Some of these networks have become truly global, such as the church-led Jubilee Movement to cancel the debt of poor nations; the student-led movement to eliminate sweatshops and child labor; the Rainforest Action Network and other environmental groups that help indigenous groups and others resist the destruction of forests; union movements that reach out in solidarity beyond national borders; coalitions to resist the IMF, World Bank, and WTO; the global peace movement; and grassroots organizations working for United Nations initiatives such as the Millennium Development Goals, the Convention on the Rights of the Child, the Declaration on the Rights of Indigenous Peoples, and the Kyoto Protocol.  Together these networks are very powerful. As former UN Secretary-General Kofi Annan said, global civil society has become the world’s “other superpower.”[2]

Although this movement has no overarching ideology or litmus test, shared values have emerged, including ecological sustainability, food security, the “precautionary principle,” human rights, strong local economies, and participatory democracy.  Paul Hawkins’ bestselling book on this topic is called Blessed Unrest:  How the Largest Social Movement in History is Restoring Grace, Justice, and Beauty to the World.  He describes this “movement of movements” as “coherent, organic, self-organized congregations involving tens of millions of people dedicated to change.”[3]  The movement’s mantra is “another world is possible.”
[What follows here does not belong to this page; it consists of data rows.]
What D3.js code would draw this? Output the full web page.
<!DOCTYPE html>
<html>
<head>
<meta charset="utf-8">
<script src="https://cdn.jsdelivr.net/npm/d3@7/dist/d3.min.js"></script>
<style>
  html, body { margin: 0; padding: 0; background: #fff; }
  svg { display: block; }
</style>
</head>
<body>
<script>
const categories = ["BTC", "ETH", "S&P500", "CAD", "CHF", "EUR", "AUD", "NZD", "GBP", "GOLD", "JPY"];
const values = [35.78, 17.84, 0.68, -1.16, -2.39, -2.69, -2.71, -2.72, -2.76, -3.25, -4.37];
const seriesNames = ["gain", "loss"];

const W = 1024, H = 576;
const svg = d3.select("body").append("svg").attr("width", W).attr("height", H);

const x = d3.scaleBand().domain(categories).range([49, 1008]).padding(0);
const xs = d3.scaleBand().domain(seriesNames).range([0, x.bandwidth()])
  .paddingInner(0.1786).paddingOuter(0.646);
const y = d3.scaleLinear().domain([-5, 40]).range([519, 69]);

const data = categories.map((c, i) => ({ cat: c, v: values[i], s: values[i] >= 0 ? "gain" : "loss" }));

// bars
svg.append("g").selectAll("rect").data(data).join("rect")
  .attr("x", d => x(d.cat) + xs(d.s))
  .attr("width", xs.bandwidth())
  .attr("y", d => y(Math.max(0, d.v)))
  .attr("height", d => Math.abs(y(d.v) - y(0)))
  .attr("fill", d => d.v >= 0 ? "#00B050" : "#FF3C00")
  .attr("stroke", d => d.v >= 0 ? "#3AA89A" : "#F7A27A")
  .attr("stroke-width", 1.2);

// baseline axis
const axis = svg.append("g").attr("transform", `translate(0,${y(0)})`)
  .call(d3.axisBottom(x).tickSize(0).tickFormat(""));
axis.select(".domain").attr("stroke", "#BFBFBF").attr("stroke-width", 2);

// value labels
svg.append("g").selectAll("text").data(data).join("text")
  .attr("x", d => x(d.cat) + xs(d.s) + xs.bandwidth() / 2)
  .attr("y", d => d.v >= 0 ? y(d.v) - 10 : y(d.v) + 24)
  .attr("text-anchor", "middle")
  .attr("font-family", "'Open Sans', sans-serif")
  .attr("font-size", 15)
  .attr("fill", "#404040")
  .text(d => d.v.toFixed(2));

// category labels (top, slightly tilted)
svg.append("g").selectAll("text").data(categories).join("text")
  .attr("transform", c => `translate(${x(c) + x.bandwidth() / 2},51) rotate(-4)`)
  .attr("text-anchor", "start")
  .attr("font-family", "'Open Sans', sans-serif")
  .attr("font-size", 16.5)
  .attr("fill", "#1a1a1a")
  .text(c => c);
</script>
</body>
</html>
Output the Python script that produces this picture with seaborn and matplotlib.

Progressive Christians and progressives from other faith communities can play a huge part in this process.  World views are shaped, minds are changed, spirits are transformed, and hearts are opened through sermons, Bible studies, fellowship, and mission.  Supportive, like-minded groups for study and action are formed within churches and through outreach into communities.  Concepts of mission are extended to create networks of fair trade, creation-care, and simple living.  Many churches are engaged in education and advocacy on the key issues of our day, both at the denominational and local church levels.  Some are engaged in resistance, providing sanctuary to undocumented immigrants, reaching out to disaffected GIs, and witnessing for peace in their communities or in war-torn lands.

Theologian Jurgen Moltmann said that Christian hope is “hope that the world will be different.”[4]  Adaptation to the dominant form of market-based globalization is unacceptable.  It is not enough for progressive Christians to minister to its victims and soften its negative impacts upon people and the earth.  Of course, these things must be done.  But as followers of Jesus, we are also called to preserve and defend God’s good creation, resist the institutional Powers that threaten life and the future, join hands in solidarity with people around the world who seek to build a better world, and live out our hope that a peaceful, just, and sustainable world is possible.  As we do so, we may find truth in the words of Arundhati Roy, “Not only is another world possible.  She is on her way.  On a quiet day, I can hear her breathing.”

[1] Notes from Nowhere, eds., We Are Everywhere: The Irresistible Rise of Global Anti-Capitalism (London/New York: Verso, 2003).

[2]. David Cortright, “Civil Society: The Other Superpower,” Disarmament Diplomacy 76 (March/April 2004), http://www.acronym.org.uk/dd/dd76/76dc.htm (accessed 3/7/07).

[3]  Hawkin, Paul, Blessed Unrest:  How the Largest Social Movement in History is Restoring Grace, Justice, and Beauty to the World (Penguin Books, 2007), 4.

[4] Richard Bauckham, “Jürgen Moltmann,” in The Modern Theologians: An Introduction to Christian Theology in the Twentieth Century, Volume 1, ed. David E. Ford (Campbell, Mass.: Basil Blackwell, 1990), 299.